Senior Data Engineer
Role details
Job location
Tech stack
Job description
The Senior Data Engineer will design, build, and deliver a new enterprise data product supporting the clients generative drug design and computational chemistry platforms. This role focuses on creating scalable, well-structured data architecture from the ground up, with long-term expansion and downstream AI/ML integration in mind.
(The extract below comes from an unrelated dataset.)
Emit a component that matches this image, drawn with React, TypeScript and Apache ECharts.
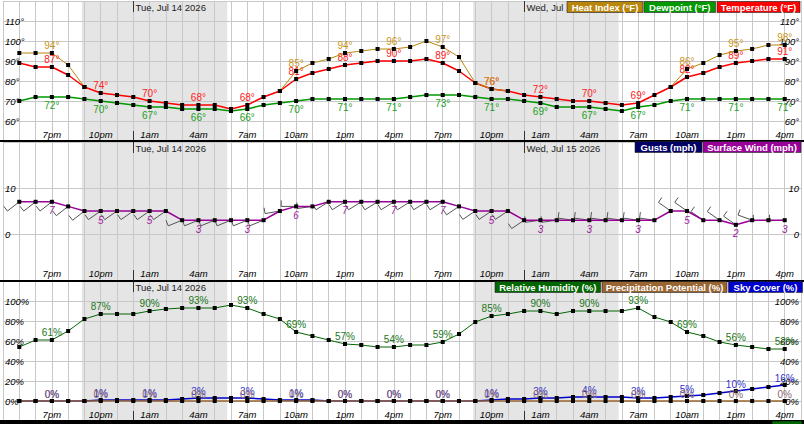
import React, { useEffect, useRef } from 'react';
import * as echarts from 'echarts';

// hour index 0 = Mon 5pm ... 47 = Wed 4pm
const xTickLabels = ['7pm', '10pm', '1am', '4am', '7am', '10am', '1pm', '4pm', '7pm', '10pm', '1am', '4am', '7am', '10am', '1pm', '4pm'];
const dayStarts = [7, 31];
const dayNames = ['Tue, Jul 14 2026', 'Wed, Jul 15 2026'];
const nightStart = [3.84, 27.87];
const nightEnd = [12.77, 36.8];

const temperature = [89, 87, 87, 83, 77, 74, 73, 72, 70, 69, 68, 68, 68, 66, 68, 72, 75, 81, 84, 86, 88, 89, 90, 90, 90, 91, 89, 85, 79, 76, 75, 73, 72, 71, 70, 70, 69, 68, 69, 73, 77, 82, 84, 87, 89, 90, 91, 91];
const heatIndex = [94, 94, 94, 88, 77, null, null, null, null, null, null, null, null, null, null, null, 75, 85, 89, 91, 94, 95, 96, 96, 97, 100, 97, 92, 79, 76, 75, null, null, null, null, null, null, null, null, null, 77, 86, 89, 93, 95, 96, 98, 98];
const dewpoint = [70, 72, 72, 72, 71, 70, 69, 68, 67, 67, 66, 66, 66, 65, 66, 68, 69, 70, 71, 71, 71, 71, 71, 71, 72, 73, 73, 73, 72, 71, 71, 70, 69, 67, 67, 67, 66, 65, 67, 68, 70, 71, 71, 71, 71, 71, 71, 71];
const windSpeed = [7, 7, 7, 6, 5, 5, 5, 5, 5, 5, 3, 3, 3, 3, 3, 3, 5, 6, 6, 7, 7, 7, 7, 7, 7, 7, 7, 6, 5, 5, 5, 3, 3, 3, 3, 3, 3, 3, 3, 3, 5, 5, 3, 3, 2, 3, 3, 3];
const windDir = [232, 232, 232, 232, 232, 235, 235, 235, 235, 235, 248, 248, 248, 248, 248, 248, 260, 270, 262, 238, 238, 238, 238, 238, 238, 238, 238, 236, 236, 236, 236, 236, 262, 262, 278, 278, 278, 278, 278, 278, 305, 305, 305, 305, 305, 290, 268, 268];
const humidity = [54, 61, 61, 70, 82, 87, 87, 87, 90, 92, 93, 93, 93, 96, 93, 87, 82, 69, 65, 61, 57, 56, 54, 54, 56, 56, 59, 67, 79, 85, 87, 90, 90, 87, 90, 90, 90, 90, 93, 84, 79, 69, 65, 59, 56, 54, 52, 52];
const precipitation = [0, 0, 0, 0, 0, 0, 0, 0, 0, 0, 0, 0, 0, 0, 0, 0, 0, 0, 0, 0, 0, 0, 0, 0, 0, 0, 0, 0, 0, 0, 0, 0, 0, 0, 0, 0, 0, 0, 0, 0, 0, 0, 0, 0, 0, 0, 0, 0];
const skyCover = [0, 0, 0, 0, 0, 1, 1, 1, 1, 1, 2, 3, 3, 3, 3, 2, 1, 1, 1, 0, 0, 0, 0, 0, 0, 0, 0, 0, 0, 1, 2, 2, 3, 3, 4, 4, 4, 4, 3, 3, 4, 5, 6, 8, 10, 12, 14, 16];

const FONT = '"Liberation Sans", Arial, sans-serif';

const pairs = (arr: (number | null)[]) => arr.map((v, i) => [i, v == null ? '-' : v]);
const isLabelHour = (i: number) => i % 3 === 2;

const legendItems = [
  { text: 'Heat Index (°F)', color: '#b8860b', x: 567, y: 1.5, w: 76 },
  { text: 'Dewpoint (°F)', color: '#009900', x: 644, y: 1.5, w: 71.5 },
  { text: 'Temperature (°F)', color: '#ff0000', x: 717, y: 1.5, w: 83 },
  { text: 'Gusts (mph)', color: '#000066', x: 635, y: 141.5, w: 67 },
  { text: 'Surface Wind (mph)', color: '#990099', x: 703, y: 141.5, w: 98 },
  { text: 'Relative Humidity (%)', color: '#006600', x: 495, y: 281.5, w: 105.5 },
  { text: 'Precipitation Potential (%)', color: '#996633', x: 602, y: 281.5, w: 125 },
  { text: 'Sky Cover (%)', color: '#0000cc', x: 728.5, y: 281.5, w: 74 },
];

export default function App() {
  const ref = useRef<HTMLDivElement>(null);
  useEffect(() => {
    if (!ref.current) return;
    const chart = echarts.init(ref.current, null, { renderer: 'svg' });

    const grids = [
      { left: 2, right: 2, top: 1, height: 140 },
      { left: 2, right: 2, top: 142, height: 138 },
      { left: 2, right: 2, top: 281, height: 140 },
    ];

    const xAxes = grids.map((_, g) => ({
      type: 'value', gridIndex: g, min: -1, max: 48, interval: 1, z: 1,
      axisLine: { show: false }, axisTick: { show: false },
      splitLine: { show: true, lineStyle: { color: '#c8c8c8', width: 1 } },
      axisLabel: {
        inside: true, margin: 2, fontSize: 9.5, fontStyle: 'italic', color: '#000', fontFamily: FONT,
        showMinLabel: true, showMaxLabel: true,
        formatter: (v: number) => (v >= 2 && v <= 47 && isLabelHour(v)) ? xTickLabels[(v - 2) / 3] : '',
      },
    }));

    const yDefs = [
      { min: 50, max: 120, interval: 10, fmt: (v: number) => (v >= 60 && v <= 110 ? v + '°' : '') },
      { min: -10, max: 20, interval: 10, fmt: (v: number) => (v === 0 || v === 10 ? String(v) : '') },
      { min: -20, max: 120, interval: 20, fmt: (v: number) => (v >= 0 && v <= 100 ? v + '%' : '') },
    ];
    const yAxes: any[] = [];
    yDefs.forEach((d, g) => {
      ['left', 'right'].forEach((pos) => {
        yAxes.push({
          type: 'value', gridIndex: g, position: pos, min: d.min, max: d.max, interval: d.interval, z: 1,
          axisLine: { show: false }, axisTick: { show: false },
          splitLine: { show: pos === 'left', lineStyle: { color: '#c8c8c8', width: 1 } },
          axisLabel: {
            inside: true, margin: 2, fontSize: 9.5, fontStyle: 'italic', color: '#000', fontFamily: FONT,
            showMinLabel: true, showMaxLabel: true, formatter: d.fmt,
          },
        });
      });
    });

    const lineSeries = (name: string, g: number, data: (number | null)[], color: string, width: number,
      labelColor: string, position: string, distance: number, suffix: string, italic = false, z = 3) => ({
      type: 'line', name, xAxisIndex: g, yAxisIndex: g * 2, data: pairs(data), z,
      symbol: 'rect', symbolSize: 4, showAllSymbol: true,
      lineStyle: { color, width }, itemStyle: { color: '#000' },
      connectNulls: false,
      label: {
        show: true, position, distance, color: labelColor, fontSize: 10, fontFamily: FONT,
        fontStyle: italic ? 'italic' : 'normal',
        formatter: (p: any) => (isLabelHour(p.data[0]) ? p.data[1] + suffix : ''),
      },
      emphasis: { disabled: true },
    });

    const nightSeries = (g: number) => ({
      type: 'custom', xAxisIndex: g, yAxisIndex: g * 2, z: 0, silent: true,
      data: nightStart.map((s, k) => [s, nightEnd[k]]),
      encode: { x: [0, 1] },
      clip: true,
      renderItem: (params: any, api: any) => {
        const cs = params.coordSys;
        const x0 = api.coord([api.value(0), 0])[0];
        const x1 = api.coord([api.value(1), 0])[0];
        return { type: 'rect', shape: { x: x0, y: cs.y, width: x1 - x0, height: cs.height }, style: { fill: '#e5e5e5' } };
      },
    });

    // showWed: the bottom panel's Wed label is hidden under its legend in the reference
    const daySeries = (g: number, showWed: boolean) => ({
      type: 'custom', xAxisIndex: g, yAxisIndex: g * 2, z: 1, silent: true,
      data: dayStarts.map((d, k) => [d, k]),
      encode: { x: 0 },
      renderItem: (params: any, api: any) => {
        const cs = params.coordSys;
        const x = Math.round(api.coord([api.value(0), 0])[0]) + 0.5;
        const k = api.value(1);
        const children: any[] = [
          { type: 'line', shape: { x1: x, y1: cs.y, x2: x, y2: cs.y + 11 }, style: { stroke: '#333', lineWidth: 1 } },
          { type: 'line', shape: { x1: x, y1: cs.y + cs.height - 10, x2: x, y2: cs.y + cs.height }, style: { stroke: '#333', lineWidth: 1 } },
        ];
        if (k === 0 || showWed) {
          children.push({ type: 'text', x: x + 2, y: cs.y + 6, style: { text: dayNames[k], fontSize: 9.5, fontFamily: FONT, fill: '#222', align: 'left', verticalAlign: 'middle' } });
        }
        return { type: 'group', children };
      },
    });

    const barbSeries = {
      type: 'custom', xAxisIndex: 1, yAxisIndex: 2, z: 2, silent: true,
      data: windSpeed.map((s, i) => [i, s, windDir[i]]),
      encode: { x: 0, y: 1 },
      renderItem: (params: any, api: any) => {
        const p = api.coord([api.value(0), api.value(1)]);
        const d = (api.value(2) * Math.PI) / 180;
        const ux = Math.sin(d), uy = -Math.cos(d);
        const L = 15, F = 6;
        const tx = p[0] + ux * L, ty = p[1] + uy * L;
        const fx = -uy, fy = ux;
        return {
          type: 'group',
          children: [
            { type: 'line', shape: { x1: p[0], y1: p[1], x2: tx, y2: ty }, style: { stroke: '#555', lineWidth: 1 } },
            { type: 'line', shape: { x1: tx, y1: ty, x2: tx + fx * F, y2: ty + fy * F }, style: { stroke: '#555', lineWidth: 1 } },
          ],
        };
      },
    };

    const graphic: any[] = [
      { type: 'rect', z: 50, shape: { x: 0, y: 140, width: 804, height: 2 }, style: { fill: '#000' }, silent: true },
      { type: 'rect', z: 50, shape: { x: 0, y: 280, width: 804, height: 2 }, style: { fill: '#000' }, silent: true },
      { type: 'rect', z: 50, shape: { x: 0, y: 420, width: 804, height: 4 }, style: { fill: '#000' }, silent: true },
      { type: 'rect', z: 51, shape: { x: 772, y: 421, width: 30, height: 4 }, style: { fill: '#006600', stroke: '#000', lineWidth: 0.5 }, silent: true },
    ];
    legendItems.forEach((it) => {
      graphic.push({
        type: 'rect', z: 60, silent: true,
        shape: { x: it.x, y: it.y, width: it.w, height: 11 },
        style: { fill: it.color, stroke: '#222', lineWidth: 0.6 },
      });
      graphic.push({
        type: 'text', z: 61, silent: true, x: it.x + it.w / 2, y: it.y + 6,
        style: { text: it.text, fill: '#fff', fontSize: 9.5, fontWeight: 'bold', fontFamily: FONT, align: 'center', verticalAlign: 'middle' },
      });
    });

    chart.setOption({
      animation: false,
      backgroundColor: '#fff',
      textStyle: { fontFamily: FONT },
      grid: grids,
      xAxis: xAxes,
      yAxis: yAxes,
      graphic,
      series: [
        nightSeries(0), nightSeries(1), nightSeries(2),
        daySeries(0, true), daySeries(1, true), daySeries(2, false),
        lineSeries('Dewpoint', 0, dewpoint, '#009900', 1.5, '#22a022', 'bottom', 1, '°'),
        lineSeries('Temperature', 0, temperature, '#ff0000', 1.5, '#ff2020', 'top', 1, '°'),
        lineSeries('Heat Index', 0, heatIndex, '#b8860b', 1, '#c8961b', 'top', 1, '°', false, 4),
        barbSeries,
        lineSeries('Surface Wind', 1, windSpeed, '#990099', 1.5, '#a020a0', 'bottom', 2, '', true),
        lineSeries('Sky Cover', 2, skyCover, '#0000cc', 1.5, '#3333cc', 'top', 0, '%'),
        lineSeries('Precipitation Potential', 2, precipitation, '#996633', 1.5, '#8a6a70', 'top', 0, '%'),
        lineSeries('Relative Humidity', 2, humidity, '#006600', 1, '#227722', 'top', 1, '%'),
      ],
    });
    return () => chart.dispose();
  }, []);
  return <div ref={ref} style={{ position: 'absolute', left: 0, top: 0, width: 804, height: 424 }} />;
}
The ideal candidate combines strong data engineering expertise with an understanding of drug design, chemistry, and scientific data workflows.
-Design and implement a new enterprise data product, initially scoped as a standalone deliverable with future integration into broader AI-driven drug discovery platforms.
-Build scalable data pipelines, schemas, and storage models capable of supporting large, complex scientific and chemistry-derived datasets.
-Develop data solutions primarily on GCP / BigQuery, adhering to enterprise data engineering templates and standards.
-Implement data transformations and pipelines using Python, with a focus on data quality, traceability, and performance.
-Ensure the data architecture supports future expansion, additional datasets, and evolving analytical and computational needs.
-Collaborate closely with computational chemists, data scientists, and ML engineers to ensure data models align with generative design, molecular representations, and ML outputs.
-Apply an understanding of drug design and chemistry concepts (e.g., molecular properties, structure-activity data, experimental outputs) to inform data modeling and integration decisions.
-Provide technical guidance on data structure, scalability, and long-term maintainability in an enterprise environment.
Requirements
Strong experience in data engineering, including database, schema, and data product design.
-Hands-on experience with GCP and BigQuery (Postgres familiarity a plus).
-Proficiency in Python for building and maintaining data pipelines.
-Onyx background
-Experience working with large, complex datasets at scale, ideally in scientific or R&D contexts.
-Background in life sciences, pharma, or scientific data platforms. -Experience supporting downstream analytics, ML pipelines, or AI-driven platforms, particularly in R&D or discovery environments.
-Background in life sciences, pharma, or scientific data platforms.
-Working knowledge or hands-on exposure to drug design, chemistry, or computational chemistry data.